On Mon, Apr 20, 2015 at 04:19:44PM -0400, David Long wrote:
> Add support for basic kernel probes(kprobes) and jump probes
> (jprobes) for ARM64.
> 
> Kprobes utilizes software breakpoint and single step debug
> exceptions supported on ARM v8.
> 
> A software breakpoint is placed at the probe address to trap the
> kernel execution into the kprobe handler.
> 
> ARM v8 supports enabling single stepping before the break exception
> return (ERET), with next PC in exception return address (ELR_EL1). The
> kprobe handler prepares an executable memory slot for out-of-line
> execution with a copy of the original instruction being probed, and
> enables single stepping. The PC is set to the out-of-line slot address
> before the ERET. With this scheme, the instruction is executed with the
> exact same register context except for the PC (and DAIF) registers.

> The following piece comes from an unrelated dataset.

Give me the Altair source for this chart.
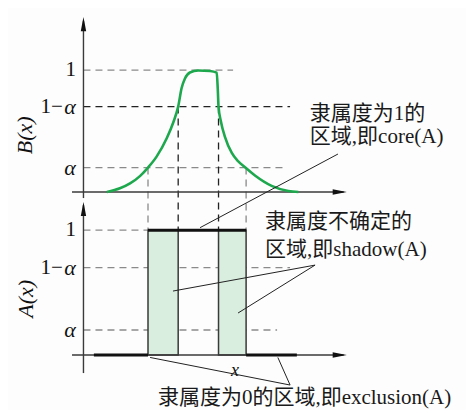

I wonder whether it would be simpler to use another software breakpoint
after the out of line instruction copy. You won't run the instructions
that change the PC anyway.

Since an unconditional branch instruction within the kernel address
space can reach any point in the kernel (and modules), could we go a
step further and avoid the software breakpoint altogether, just generate
a branch instruction to the original location (after the software
breakpoint)?

As for simulating/emulating instructions, could we actually avoid it for
most of them where we can generate a similar instruction with the
corrected offset? If the out of line slot is somewhere within the kernel
data section, I think many of them can be re-encoded (e.g. branches).